Input material:
::::

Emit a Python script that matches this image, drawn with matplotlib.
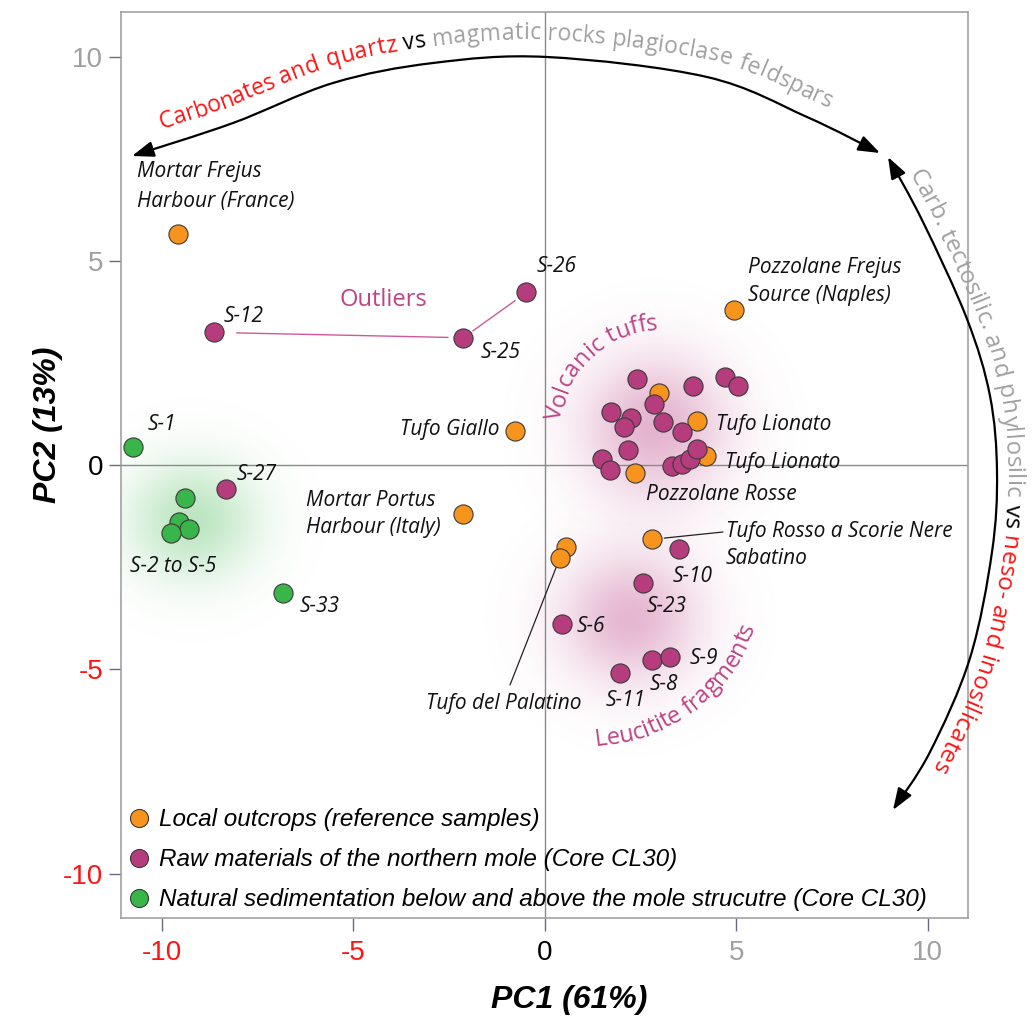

::::

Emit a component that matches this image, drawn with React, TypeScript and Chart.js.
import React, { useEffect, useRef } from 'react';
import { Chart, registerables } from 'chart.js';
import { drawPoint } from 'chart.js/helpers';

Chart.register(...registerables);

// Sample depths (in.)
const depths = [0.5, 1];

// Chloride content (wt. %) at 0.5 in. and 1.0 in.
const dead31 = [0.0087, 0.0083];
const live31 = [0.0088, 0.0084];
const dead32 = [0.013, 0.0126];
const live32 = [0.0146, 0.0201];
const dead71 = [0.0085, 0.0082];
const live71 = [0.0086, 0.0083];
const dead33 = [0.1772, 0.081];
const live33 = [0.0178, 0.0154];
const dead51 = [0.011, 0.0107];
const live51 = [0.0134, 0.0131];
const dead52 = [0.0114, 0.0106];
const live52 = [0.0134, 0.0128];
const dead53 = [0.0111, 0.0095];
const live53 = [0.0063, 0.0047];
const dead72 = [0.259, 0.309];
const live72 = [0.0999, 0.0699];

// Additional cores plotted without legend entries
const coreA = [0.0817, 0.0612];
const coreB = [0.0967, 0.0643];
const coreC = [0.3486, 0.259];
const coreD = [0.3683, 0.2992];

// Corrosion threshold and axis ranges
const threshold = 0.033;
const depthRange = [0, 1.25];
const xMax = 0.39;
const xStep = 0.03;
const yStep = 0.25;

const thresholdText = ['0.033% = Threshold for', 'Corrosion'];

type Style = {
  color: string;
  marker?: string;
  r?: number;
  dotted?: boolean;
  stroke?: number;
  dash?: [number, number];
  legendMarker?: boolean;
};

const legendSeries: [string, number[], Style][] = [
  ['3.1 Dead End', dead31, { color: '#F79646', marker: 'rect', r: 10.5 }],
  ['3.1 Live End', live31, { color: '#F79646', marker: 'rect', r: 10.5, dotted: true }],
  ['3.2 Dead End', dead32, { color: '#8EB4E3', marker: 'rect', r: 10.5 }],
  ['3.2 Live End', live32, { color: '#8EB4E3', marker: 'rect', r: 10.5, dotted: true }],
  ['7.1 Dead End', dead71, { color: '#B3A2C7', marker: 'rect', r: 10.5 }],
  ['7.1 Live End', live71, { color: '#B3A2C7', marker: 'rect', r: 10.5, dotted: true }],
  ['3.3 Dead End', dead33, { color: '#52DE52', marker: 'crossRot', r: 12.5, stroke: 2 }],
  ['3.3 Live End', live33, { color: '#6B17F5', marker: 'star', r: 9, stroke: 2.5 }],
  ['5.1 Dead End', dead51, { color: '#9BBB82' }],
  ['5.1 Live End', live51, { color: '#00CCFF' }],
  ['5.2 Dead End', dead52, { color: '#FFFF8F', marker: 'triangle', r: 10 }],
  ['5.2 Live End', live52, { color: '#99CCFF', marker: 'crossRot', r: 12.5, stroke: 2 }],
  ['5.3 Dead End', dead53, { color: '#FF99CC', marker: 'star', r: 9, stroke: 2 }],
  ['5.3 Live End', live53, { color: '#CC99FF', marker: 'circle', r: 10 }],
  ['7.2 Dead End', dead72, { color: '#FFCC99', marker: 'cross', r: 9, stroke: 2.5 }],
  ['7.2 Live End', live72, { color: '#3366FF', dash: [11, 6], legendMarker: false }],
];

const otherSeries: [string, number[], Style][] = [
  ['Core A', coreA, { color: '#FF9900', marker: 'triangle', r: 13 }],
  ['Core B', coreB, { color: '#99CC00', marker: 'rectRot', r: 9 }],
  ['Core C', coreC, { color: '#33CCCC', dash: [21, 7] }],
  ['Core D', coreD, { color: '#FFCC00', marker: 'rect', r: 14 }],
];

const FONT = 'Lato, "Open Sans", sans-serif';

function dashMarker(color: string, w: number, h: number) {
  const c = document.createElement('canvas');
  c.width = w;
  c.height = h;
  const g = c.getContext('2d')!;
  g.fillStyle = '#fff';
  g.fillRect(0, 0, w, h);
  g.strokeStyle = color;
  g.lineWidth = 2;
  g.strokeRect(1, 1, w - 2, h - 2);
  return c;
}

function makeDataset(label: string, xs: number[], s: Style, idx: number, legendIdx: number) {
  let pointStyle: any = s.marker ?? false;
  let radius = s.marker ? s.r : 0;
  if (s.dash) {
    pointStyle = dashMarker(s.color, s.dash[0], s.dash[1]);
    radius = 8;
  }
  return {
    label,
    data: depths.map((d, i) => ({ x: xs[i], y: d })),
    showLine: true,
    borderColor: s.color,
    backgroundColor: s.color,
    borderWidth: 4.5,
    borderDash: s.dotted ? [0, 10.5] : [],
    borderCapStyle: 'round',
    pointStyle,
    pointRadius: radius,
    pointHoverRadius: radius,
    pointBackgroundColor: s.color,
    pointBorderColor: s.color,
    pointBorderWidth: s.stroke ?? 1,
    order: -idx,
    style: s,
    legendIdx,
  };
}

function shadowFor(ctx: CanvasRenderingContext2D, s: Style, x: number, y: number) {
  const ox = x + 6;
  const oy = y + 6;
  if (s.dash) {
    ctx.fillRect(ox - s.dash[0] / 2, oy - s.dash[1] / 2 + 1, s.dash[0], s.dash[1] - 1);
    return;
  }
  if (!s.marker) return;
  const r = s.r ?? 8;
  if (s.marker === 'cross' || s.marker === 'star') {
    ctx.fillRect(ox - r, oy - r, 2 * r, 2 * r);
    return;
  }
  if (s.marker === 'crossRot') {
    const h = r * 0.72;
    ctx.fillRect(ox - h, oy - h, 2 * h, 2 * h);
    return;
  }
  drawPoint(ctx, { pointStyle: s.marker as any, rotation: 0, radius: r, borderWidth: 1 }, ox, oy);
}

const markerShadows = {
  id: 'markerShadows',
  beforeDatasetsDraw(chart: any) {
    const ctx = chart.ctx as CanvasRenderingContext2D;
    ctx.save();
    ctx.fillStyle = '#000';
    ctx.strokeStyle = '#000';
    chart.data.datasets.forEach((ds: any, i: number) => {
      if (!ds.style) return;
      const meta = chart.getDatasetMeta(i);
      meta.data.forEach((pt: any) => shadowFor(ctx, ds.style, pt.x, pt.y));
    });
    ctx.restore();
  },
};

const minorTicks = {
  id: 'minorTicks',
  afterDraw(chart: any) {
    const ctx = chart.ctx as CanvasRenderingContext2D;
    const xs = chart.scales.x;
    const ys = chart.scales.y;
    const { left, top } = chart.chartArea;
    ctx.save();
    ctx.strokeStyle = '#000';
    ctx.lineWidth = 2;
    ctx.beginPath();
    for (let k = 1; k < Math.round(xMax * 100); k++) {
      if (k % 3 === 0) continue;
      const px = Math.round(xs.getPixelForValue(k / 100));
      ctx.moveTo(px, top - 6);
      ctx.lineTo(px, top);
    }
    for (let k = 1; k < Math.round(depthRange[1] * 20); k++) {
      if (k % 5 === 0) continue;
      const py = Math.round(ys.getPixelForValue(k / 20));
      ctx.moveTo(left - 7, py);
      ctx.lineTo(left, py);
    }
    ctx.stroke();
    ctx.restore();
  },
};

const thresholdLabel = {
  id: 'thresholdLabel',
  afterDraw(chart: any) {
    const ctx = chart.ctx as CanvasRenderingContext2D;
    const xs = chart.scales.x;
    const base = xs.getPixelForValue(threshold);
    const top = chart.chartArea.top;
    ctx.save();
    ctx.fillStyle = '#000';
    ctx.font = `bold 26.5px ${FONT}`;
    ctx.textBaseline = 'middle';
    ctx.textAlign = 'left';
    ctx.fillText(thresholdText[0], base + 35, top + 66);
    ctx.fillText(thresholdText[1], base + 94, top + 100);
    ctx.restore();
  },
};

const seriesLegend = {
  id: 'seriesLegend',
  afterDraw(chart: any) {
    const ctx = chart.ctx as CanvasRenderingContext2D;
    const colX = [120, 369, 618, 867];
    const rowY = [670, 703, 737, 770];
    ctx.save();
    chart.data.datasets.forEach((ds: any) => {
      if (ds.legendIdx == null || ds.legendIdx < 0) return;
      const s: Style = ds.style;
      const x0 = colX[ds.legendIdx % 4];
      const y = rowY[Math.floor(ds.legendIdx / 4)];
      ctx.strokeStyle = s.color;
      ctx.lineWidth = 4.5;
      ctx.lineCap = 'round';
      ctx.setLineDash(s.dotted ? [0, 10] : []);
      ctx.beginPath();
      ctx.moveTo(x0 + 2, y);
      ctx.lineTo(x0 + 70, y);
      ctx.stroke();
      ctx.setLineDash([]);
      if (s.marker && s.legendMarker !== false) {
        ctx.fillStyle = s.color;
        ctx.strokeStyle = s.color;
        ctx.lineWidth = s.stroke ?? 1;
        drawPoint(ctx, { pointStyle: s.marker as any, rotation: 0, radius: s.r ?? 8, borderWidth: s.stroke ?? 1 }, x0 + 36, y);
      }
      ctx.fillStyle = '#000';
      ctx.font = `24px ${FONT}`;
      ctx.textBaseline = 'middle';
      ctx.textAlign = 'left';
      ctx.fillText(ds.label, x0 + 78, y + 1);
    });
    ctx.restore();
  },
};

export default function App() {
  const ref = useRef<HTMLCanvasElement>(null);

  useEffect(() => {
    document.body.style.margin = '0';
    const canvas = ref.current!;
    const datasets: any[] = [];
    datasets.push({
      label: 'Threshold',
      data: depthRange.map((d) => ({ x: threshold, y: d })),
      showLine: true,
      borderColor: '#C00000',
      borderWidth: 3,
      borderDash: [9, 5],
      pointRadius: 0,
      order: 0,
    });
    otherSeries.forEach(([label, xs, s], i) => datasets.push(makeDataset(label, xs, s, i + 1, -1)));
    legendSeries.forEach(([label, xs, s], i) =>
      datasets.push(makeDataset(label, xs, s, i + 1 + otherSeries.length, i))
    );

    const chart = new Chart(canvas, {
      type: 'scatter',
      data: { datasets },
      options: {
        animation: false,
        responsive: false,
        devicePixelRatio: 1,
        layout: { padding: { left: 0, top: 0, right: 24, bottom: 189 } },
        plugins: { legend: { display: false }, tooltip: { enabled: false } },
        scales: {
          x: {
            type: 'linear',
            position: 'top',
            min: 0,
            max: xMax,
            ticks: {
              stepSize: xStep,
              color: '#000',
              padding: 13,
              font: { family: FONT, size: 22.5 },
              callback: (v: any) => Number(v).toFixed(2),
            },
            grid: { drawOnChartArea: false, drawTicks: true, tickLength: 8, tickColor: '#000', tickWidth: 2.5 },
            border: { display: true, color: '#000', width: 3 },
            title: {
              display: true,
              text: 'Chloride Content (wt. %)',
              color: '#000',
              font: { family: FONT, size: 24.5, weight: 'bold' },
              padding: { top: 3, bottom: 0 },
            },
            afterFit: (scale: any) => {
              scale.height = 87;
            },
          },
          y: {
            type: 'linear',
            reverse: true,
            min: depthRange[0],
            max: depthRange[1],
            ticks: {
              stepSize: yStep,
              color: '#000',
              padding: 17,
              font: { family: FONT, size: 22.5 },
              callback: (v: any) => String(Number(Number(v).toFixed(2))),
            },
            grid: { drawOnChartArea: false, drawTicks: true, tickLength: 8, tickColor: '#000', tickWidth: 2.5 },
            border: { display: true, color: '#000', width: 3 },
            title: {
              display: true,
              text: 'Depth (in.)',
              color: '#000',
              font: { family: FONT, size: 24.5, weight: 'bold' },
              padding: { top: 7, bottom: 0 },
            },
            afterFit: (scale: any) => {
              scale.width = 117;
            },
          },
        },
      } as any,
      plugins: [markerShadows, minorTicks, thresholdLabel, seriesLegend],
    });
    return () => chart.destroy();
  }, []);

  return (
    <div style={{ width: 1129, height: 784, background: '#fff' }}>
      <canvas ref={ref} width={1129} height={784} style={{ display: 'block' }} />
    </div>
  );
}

::::

Exercise prompt:
Give back exactly the lines running from the line that contains "Emit a component" through the line that contains "const depths = [0.5, 1];", and nothing outside them.

The solution:
Emit a component that matches this image, drawn with React, TypeScript and Chart.js.
import React, { useEffect, useRef } from 'react';
import { Chart, registerables } from 'chart.js';
import { drawPoint } from 'chart.js/helpers';

Chart.register(...registerables);

// Sample depths (in.)
const depths = [0.5, 1];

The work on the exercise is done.